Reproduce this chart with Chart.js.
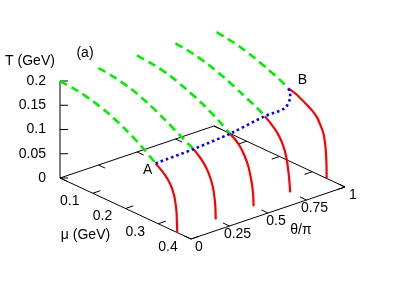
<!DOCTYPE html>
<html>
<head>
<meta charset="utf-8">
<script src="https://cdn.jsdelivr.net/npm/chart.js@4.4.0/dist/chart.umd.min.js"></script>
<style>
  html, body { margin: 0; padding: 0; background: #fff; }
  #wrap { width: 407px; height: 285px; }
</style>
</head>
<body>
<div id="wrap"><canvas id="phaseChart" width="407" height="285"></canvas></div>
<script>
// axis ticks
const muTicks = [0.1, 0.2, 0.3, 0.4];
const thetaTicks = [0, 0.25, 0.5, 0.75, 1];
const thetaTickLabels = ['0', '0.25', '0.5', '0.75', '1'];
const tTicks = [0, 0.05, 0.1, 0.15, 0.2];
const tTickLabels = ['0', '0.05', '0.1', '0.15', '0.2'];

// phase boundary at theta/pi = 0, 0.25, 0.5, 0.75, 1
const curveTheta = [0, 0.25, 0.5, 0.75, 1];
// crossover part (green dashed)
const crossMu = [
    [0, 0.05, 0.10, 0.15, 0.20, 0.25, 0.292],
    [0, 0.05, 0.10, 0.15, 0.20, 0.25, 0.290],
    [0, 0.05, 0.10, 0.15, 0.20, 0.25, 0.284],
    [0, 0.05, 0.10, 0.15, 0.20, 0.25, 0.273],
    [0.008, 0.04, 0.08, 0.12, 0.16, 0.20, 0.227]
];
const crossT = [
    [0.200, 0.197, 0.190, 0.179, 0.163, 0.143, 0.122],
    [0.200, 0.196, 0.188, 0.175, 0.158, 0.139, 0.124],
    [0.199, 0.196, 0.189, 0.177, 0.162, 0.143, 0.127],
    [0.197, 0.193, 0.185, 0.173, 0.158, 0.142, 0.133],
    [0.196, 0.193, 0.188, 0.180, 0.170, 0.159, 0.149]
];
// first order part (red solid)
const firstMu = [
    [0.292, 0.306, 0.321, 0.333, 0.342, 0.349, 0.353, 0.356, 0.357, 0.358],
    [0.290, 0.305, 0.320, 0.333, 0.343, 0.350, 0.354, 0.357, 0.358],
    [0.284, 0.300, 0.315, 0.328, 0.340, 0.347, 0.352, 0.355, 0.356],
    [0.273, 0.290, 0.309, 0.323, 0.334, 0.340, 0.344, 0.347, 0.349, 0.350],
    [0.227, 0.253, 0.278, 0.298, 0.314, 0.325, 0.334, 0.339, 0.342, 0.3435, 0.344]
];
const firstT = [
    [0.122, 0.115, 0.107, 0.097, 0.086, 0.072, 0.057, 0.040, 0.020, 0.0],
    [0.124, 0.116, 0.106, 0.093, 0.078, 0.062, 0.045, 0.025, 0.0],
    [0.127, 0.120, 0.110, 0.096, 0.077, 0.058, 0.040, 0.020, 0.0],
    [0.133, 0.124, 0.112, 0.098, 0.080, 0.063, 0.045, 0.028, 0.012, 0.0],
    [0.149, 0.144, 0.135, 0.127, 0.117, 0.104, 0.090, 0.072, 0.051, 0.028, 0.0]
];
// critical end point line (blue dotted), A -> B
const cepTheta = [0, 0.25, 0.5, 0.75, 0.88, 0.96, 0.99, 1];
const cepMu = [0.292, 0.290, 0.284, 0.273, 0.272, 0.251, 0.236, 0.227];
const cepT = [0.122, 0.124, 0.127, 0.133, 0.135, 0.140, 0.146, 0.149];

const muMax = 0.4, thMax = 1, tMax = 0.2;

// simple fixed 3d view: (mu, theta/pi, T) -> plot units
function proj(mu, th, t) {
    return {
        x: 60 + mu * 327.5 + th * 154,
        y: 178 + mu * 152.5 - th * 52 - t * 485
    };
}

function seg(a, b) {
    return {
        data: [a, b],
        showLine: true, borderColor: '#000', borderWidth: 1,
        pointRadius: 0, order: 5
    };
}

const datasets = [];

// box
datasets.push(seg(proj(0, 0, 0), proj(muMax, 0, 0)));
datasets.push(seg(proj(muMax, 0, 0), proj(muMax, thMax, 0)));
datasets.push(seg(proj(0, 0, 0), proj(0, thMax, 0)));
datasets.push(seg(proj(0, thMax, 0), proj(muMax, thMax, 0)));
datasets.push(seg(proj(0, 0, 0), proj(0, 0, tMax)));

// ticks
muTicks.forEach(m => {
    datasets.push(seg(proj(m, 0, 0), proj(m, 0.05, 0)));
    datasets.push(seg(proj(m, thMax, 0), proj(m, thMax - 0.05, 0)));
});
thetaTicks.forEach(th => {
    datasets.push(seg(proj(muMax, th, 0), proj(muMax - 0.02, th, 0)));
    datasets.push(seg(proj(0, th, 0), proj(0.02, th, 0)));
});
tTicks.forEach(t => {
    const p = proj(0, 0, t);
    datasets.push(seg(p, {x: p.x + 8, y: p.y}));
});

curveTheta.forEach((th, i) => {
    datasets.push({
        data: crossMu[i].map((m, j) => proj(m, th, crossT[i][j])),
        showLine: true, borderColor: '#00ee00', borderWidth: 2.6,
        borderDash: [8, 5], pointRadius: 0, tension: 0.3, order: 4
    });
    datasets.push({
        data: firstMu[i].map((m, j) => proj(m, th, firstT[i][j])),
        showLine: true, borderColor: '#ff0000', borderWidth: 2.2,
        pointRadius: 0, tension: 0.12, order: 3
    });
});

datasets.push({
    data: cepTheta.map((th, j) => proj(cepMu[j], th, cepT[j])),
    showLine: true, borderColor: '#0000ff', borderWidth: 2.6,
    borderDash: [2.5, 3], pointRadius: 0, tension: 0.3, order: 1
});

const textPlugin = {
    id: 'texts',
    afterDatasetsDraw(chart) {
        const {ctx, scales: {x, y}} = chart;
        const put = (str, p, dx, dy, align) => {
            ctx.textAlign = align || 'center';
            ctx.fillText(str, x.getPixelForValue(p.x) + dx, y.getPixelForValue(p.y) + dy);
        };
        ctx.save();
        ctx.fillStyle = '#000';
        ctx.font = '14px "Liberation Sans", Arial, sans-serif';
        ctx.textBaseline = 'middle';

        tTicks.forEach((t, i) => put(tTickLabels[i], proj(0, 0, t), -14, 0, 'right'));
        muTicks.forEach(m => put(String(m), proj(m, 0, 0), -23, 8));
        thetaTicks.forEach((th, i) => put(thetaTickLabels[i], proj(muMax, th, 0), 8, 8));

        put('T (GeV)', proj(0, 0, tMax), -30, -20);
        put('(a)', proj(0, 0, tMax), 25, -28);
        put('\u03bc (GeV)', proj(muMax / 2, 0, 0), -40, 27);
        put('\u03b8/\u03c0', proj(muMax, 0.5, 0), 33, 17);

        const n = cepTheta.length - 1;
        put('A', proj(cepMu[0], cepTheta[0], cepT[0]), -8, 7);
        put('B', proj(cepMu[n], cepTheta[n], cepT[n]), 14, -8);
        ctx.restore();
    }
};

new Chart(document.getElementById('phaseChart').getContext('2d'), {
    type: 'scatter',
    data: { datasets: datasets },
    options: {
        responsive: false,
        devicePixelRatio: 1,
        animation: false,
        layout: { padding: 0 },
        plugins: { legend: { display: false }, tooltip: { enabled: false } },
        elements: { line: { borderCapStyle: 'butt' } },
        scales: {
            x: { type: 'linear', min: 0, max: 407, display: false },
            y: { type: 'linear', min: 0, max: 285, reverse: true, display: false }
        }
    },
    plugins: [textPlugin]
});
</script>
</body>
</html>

_ _ _

**What the exercise asks**
Repeat the lines above, starting at the first and stopping after the line that holds "const tTickLabels = ['0', '0.05', '0.1', '0.15', '0.2'];", with the pictures left out.

**Response**
Reproduce this chart with Chart.js.
<!DOCTYPE html>
<html>
<head>
<meta charset="utf-8">
<script src="https://cdn.jsdelivr.net/npm/chart.js@4.4.0/dist/chart.umd.min.js"></script>
<style>
  html, body { margin: 0; padding: 0; background: #fff; }
  #wrap { width: 407px; height: 285px; }
</style>
</head>
<body>
<div id="wrap"><canvas id="phaseChart" width="407" height="285"></canvas></div>
<script>
// axis ticks
const muTicks = [0.1, 0.2, 0.3, 0.4];
const thetaTicks = [0, 0.25, 0.5, 0.75, 1];
const thetaTickLabels = ['0', '0.25', '0.5', '0.75', '1'];
const tTicks = [0, 0.05, 0.1, 0.15, 0.2];
const tTickLabels = ['0', '0.05', '0.1', '0.15', '0.2'];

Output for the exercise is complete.